It has been a long week of virus-type symptoms…sore throat (CRAZY sore)…fever and chills…body aches…sinus pressure…coughing…headaches. After plowing through 5 days of balancing work and health…I am on day #3 of total rest and recovery in my home…in solitary confinement.
So when Facebook asks…
…I hardly dare respond. I have felt miserable…ridiculously miserable. So much so, that I called my parents in tears this morning, unsure what I should even do…the ibuprofen/acetaminophen/dayquil/nyquil routine was just not working. Hot tea and honey…plenty of rest…plenty of liquids…just not working.
With a virus, we need to simply allow it to run it’s course. So now, just a few hours since my pathetic call to my mom and dad, I am feeling as though I am turning the corner…seeing the light at the end of the tunnel.
With my wimpy, whiny health complaints, I reflect on those that have chronic illnesses…SERIOUS pain, fatigue, migraine headaches on a daily basis, for days, weeks and months on end. According to the National Health Council, “Generally incurable and ongoing, chronic disease affects approximately 133 million Americans, representing 45% of the total population of this country.” How do they do it? How do they not go just a little crazy? How do they not go into a dark room and choose to stay there forever? How do they persevere through the motions of daily routines?

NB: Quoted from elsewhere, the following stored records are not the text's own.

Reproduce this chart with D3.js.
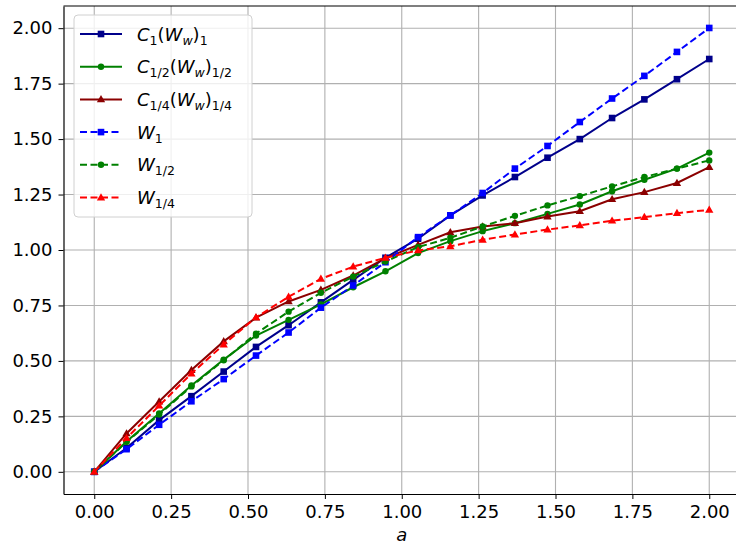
<!DOCTYPE html>
<html>
<head>
<meta charset="utf-8">
<script src="https://cdn.jsdelivr.net/npm/d3@7"></script>
<style>
  body { margin: 0; background: #fff; }
  svg text { font-family: "DejaVu Sans", sans-serif; }
</style>
</head>
<body>
<main></main>
<script>
var width = 736;
var height = 546;

// a values (20 points from 0 to 2)
var aVals = [0, 0.105, 0.211, 0.316, 0.421, 0.526, 0.632, 0.737, 0.842, 0.947,
  1.053, 1.158, 1.263, 1.368, 1.474, 1.579, 1.684, 1.789, 1.895, 2.0];

var c1 = [0, 0.107, 0.233, 0.341, 0.452, 0.563, 0.661, 0.764, 0.865, 0.965,
  1.051, 1.156, 1.246, 1.329, 1.416, 1.500, 1.595, 1.679, 1.770, 1.861];
var cHalf = [0, 0.137, 0.263, 0.389, 0.506, 0.614, 0.685, 0.755, 0.832, 0.904,
  0.986, 1.040, 1.085, 1.121, 1.163, 1.205, 1.265, 1.317, 1.367, 1.439];
var cQuarter = [0, 0.173, 0.317, 0.459, 0.588, 0.695, 0.768, 0.820, 0.885, 0.963,
  1.023, 1.080, 1.106, 1.121, 1.151, 1.175, 1.229, 1.261, 1.302, 1.374];
var w1 = [0, 0.102, 0.212, 0.318, 0.418, 0.524, 0.628, 0.740, 0.840, 0.945,
  1.058, 1.156, 1.257, 1.367, 1.469, 1.577, 1.683, 1.785, 1.893, 2.001];
var wHalf = [0, 0.135, 0.258, 0.385, 0.503, 0.623, 0.722, 0.807, 0.880, 0.948,
  1.013, 1.055, 1.106, 1.154, 1.201, 1.243, 1.287, 1.329, 1.367, 1.404];
var wQuarter = [0, 0.152, 0.298, 0.443, 0.574, 0.696, 0.789, 0.870, 0.925, 0.965,
  0.998, 1.017, 1.046, 1.070, 1.092, 1.111, 1.132, 1.148, 1.166, 1.181];

var tickVals = [0, 0.25, 0.5, 0.75, 1.0, 1.25, 1.5, 1.75, 2.0];

// label parts: [text, style] style: i = italic, s = subscript, si = italic subscript
var series = [
  { vals: c1, color: '#00008b', dash: null, marker: 'square',
    label: [['C', 'i'], ['1', 's'], ['(', ''], ['W', 'i'], ['w', 'si'], [')', ''], ['1', 's']] },
  { vals: cHalf, color: '#008000', dash: null, marker: 'circle',
    label: [['C', 'i'], ['1/2', 's'], ['(', ''], ['W', 'i'], ['w', 'si'], [')', ''], ['1/2', 's']] },
  { vals: cQuarter, color: '#8b0000', dash: null, marker: 'triangle',
    label: [['C', 'i'], ['1/4', 's'], ['(', ''], ['W', 'i'], ['w', 'si'], [')', ''], ['1/4', 's']] },
  { vals: w1, color: '#0000ff', dash: '7,3.5', marker: 'square',
    label: [['W', 'i'], ['1', 's']] },
  { vals: wHalf, color: '#008000', dash: '7,3.5', marker: 'circle',
    label: [['W', 'i'], ['1/2', 's']] },
  { vals: wQuarter, color: '#ff0000', dash: '7,3.5', marker: 'triangle',
    label: [['W', 'i'], ['1/4', 's']] }
];

var margin = { left: 63.5, top: 6, right: -4, bottom: 52 };
var plotW = width - margin.left - margin.right;
var plotH = height - margin.top - margin.bottom;

var x = d3.scaleLinear().domain([-0.1, 2.1]).range([0, plotW]);
var y = d3.scaleLinear().domain([-0.1, 2.1]).range([plotH, 0]);

var svg = d3.select('main').append('svg')
  .attr('width', width)
  .attr('height', height);

var g = svg.append('g')
  .attr('transform', 'translate(' + margin.left + ',' + margin.top + ')');

// grid
g.append('g').selectAll('line').data(tickVals).enter().append('line')
  .attr('x1', function(d) { return x(d); })
  .attr('x2', function(d) { return x(d); })
  .attr('y1', 0).attr('y2', plotH)
  .attr('stroke', '#b0b0b0').attr('stroke-width', 1.1);
g.append('g').selectAll('line').data(tickVals).enter().append('line')
  .attr('y1', function(d) { return y(d); })
  .attr('y2', function(d) { return y(d); })
  .attr('x1', 0).attr('x2', plotW)
  .attr('stroke', '#b0b0b0').attr('stroke-width', 1.1);

// axes
var xAxis = g.append('g')
  .attr('transform', 'translate(0,' + plotH + ')')
  .call(d3.axisBottom(x).tickValues(tickVals).tickFormat(d3.format('.2f'))
    .tickSize(5).tickPadding(6).tickSizeOuter(0));
var yAxis = g.append('g')
  .call(d3.axisLeft(y).tickValues(tickVals).tickFormat(d3.format('.2f'))
    .tickSize(5).tickPadding(6).tickSizeOuter(0));
[xAxis, yAxis].forEach(function(ax) {
  ax.selectAll('text').attr('font-size', 18).attr('fill', '#000')
    .attr('font-family', '"DejaVu Sans", sans-serif');
  ax.selectAll('line').attr('stroke', '#000').attr('stroke-width', 1);
  ax.select('.domain').attr('stroke', '#000').attr('stroke-width', 1.2);
});

// top and right spines
g.append('line').attr('x1', 0).attr('x2', plotW).attr('y1', 0).attr('y2', 0)
  .attr('stroke', '#000').attr('stroke-width', 1.2);
g.append('line').attr('x1', plotW).attr('x2', plotW).attr('y1', 0).attr('y2', plotH)
  .attr('stroke', '#000').attr('stroke-width', 1.2);

// x label
g.append('text')
  .attr('x', x(1)).attr('y', plotH + 47)
  .attr('text-anchor', 'middle')
  .attr('font-size', 18).attr('font-style', 'italic')
  .text('a');

var line = d3.line()
  .x(function(d, i) { return x(aVals[i]); })
  .y(function(d) { return y(d); });

function drawMarker(sel, type, color, cx, cy) {
  if (type === 'square') {
    sel.append('rect')
      .attr('x', cx - 3.3).attr('y', cy - 3.3)
      .attr('width', 6.6).attr('height', 6.6)
      .attr('fill', color);
  } else if (type === 'circle') {
    sel.append('circle')
      .attr('cx', cx).attr('cy', cy).attr('r', 3.2)
      .attr('fill', color);
  } else {
    sel.append('path')
      .attr('d', d3.symbol().type(d3.symbolTriangle).size(30)())
      .attr('transform', 'translate(' + cx + ',' + (cy + 0.5) + ')')
      .attr('fill', color);
  }
}

series.forEach(function(s) {
  var sg = g.append('g');
  sg.append('path')
    .datum(s.vals)
    .attr('d', line)
    .attr('fill', 'none')
    .attr('stroke', s.color)
    .attr('stroke-width', 2)
    .attr('stroke-dasharray', s.dash);
  s.vals.forEach(function(v, i) {
    drawMarker(sg, s.marker, s.color, x(aVals[i]), y(v));
  });
});

// legend
var legend = svg.append('g').attr('transform', 'translate(74,15)');
legend.append('rect')
  .attr('width', 178).attr('height', 202)
  .attr('rx', 4)
  .attr('fill', 'rgba(255,255,255,0.8)')
  .attr('stroke', '#d0d0d0');

series.forEach(function(s, i) {
  var ly = 19 + i * 32.7;
  var row = legend.append('g');
  row.append('line')
    .attr('x1', 6).attr('x2', 48).attr('y1', ly).attr('y2', ly)
    .attr('stroke', s.color).attr('stroke-width', 2)
    .attr('stroke-dasharray', s.dash);
  drawMarker(row, s.marker, s.color, 27, ly);
  var t = row.append('text')
    .attr('x', 63).attr('y', ly + 6.5)
    .attr('font-size', 18);
  s.label.forEach(function(p) {
    var ts = t.append('tspan').text(p[0]);
    if (p[1] === 'i' || p[1] === 'si') ts.attr('font-style', 'italic');
    if (p[1] === 's' || p[1] === 'si') {
      ts.attr('font-size', 12.5).attr('dy', 4);
    }
  });
  // reset baseline after subscripts by using separate tspans with dy
  var prevSub = false;
  t.selectAll('tspan').each(function(d, k) {
    var p = s.label[k];
    var isSub = (p[1] === 's' || p[1] === 'si');
    var el = d3.select(this);
    if (isSub && !prevSub) el.attr('dy', 4);
    else if (!isSub && prevSub) el.attr('dy', -4);
    else el.attr('dy', 0);
    prevSub = isSub;
  });
});
</script>
</body>
</html>
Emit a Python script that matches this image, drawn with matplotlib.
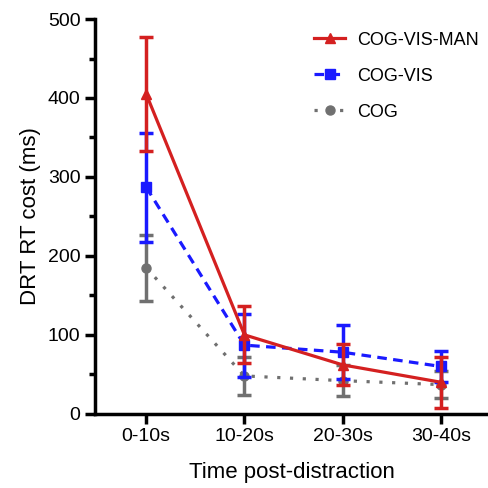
import matplotlib
matplotlib.use("Agg")
import matplotlib.pyplot as plt
from matplotlib.lines import Line2D
import numpy as np

plt.rcParams['font.family'] = ['Liberation Sans', 'DejaVu Sans']

# Data
periods = ['0-10s', '10-20s', '20-30s', '30-40s']

cvm_mean = [405, 100, 62, 40]
cvm_err = [72, 36, 26, 32]

cv_mean = [287, 87, 78, 60]
cv_err = [69, 40, 34, 20]

cog_mean = [185, 48, 42, 37]
cog_err = [42, 24, 20, 17]

RED = '#d42020'
BLUE = '#1a1aff'
GRAY = '#707070'

styles = [
    ('COG-VIS-MAN', cvm_mean, cvm_err, RED, '-', '^'),
    ('COG-VIS', cv_mean, cv_err, BLUE, (0, (3, 2)), 's'),
    ('COG', cog_mean, cog_err, GRAY, (0, (1, 3)), 'o'),
]

fig = plt.figure(figsize=(4.88, 4.88), dpi=100)
ax = fig.add_axes([0.195, 0.152, 0.805, 0.809])

x = np.arange(len(periods))

handles = []
for z, (label, mean, err, color, ls, mk) in zip([4, 3, 2], styles):
    ax.errorbar(x, mean, yerr=err, color=color, linestyle=ls, linewidth=2.3,
                marker=mk, markersize=6.5, capsize=5, elinewidth=2.5, capthick=2.5,
                zorder=z)
    handles.append(Line2D([], [], color=color, linestyle=ls, linewidth=2.3,
                          marker=mk, markersize=6.5, label=label))

ax.set_xlim(-0.52, 3.48)
ax.set_ylim(0, 500)
ax.set_xticks(x)
ax.set_xticklabels(periods, fontsize=14)
ax.set_yticks(np.arange(0, 501, 100))
ax.set_yticks(np.arange(50, 500, 100), minor=True)
ax.tick_params(axis='y', labelsize=14, width=2.5, length=7)
ax.tick_params(axis='y', which='minor', width=2.5, length=4)
ax.tick_params(axis='x', width=2.5, length=7)

for side in ['top', 'right']:
    ax.spines[side].set_visible(False)
for side in ['left', 'bottom']:
    ax.spines[side].set_linewidth(2.5)

ax.set_ylabel('DRT RT cost (ms)', fontsize=16, labelpad=5)
ax.set_xlabel('Time post-distraction', fontsize=16, labelpad=12)

ax.legend(handles=handles, loc='upper right', frameon=False, fontsize=13,
          handlelength=1.7, handletextpad=0.7, labelspacing=1.05,
          borderaxespad=0.3, bbox_to_anchor=(1.01, 1.0))

fig.savefig('out.png', dpi=100, facecolor='white')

I may still have a nagging cough and the lingering of a pounding headache…but I am grateful that my health is returning. I will pray for those that struggle, day in and day out with health issues. I will show kindness and compassion to friends that are ill. I will show gratitude for medicines and sick leave…for physicians and nurses…for health insurance. I will choose to make healthy lifestyle choices. I will pay attention to my body and slow down when I need to rest.
Be grateful for your health. Savor it! Do not take it for granted.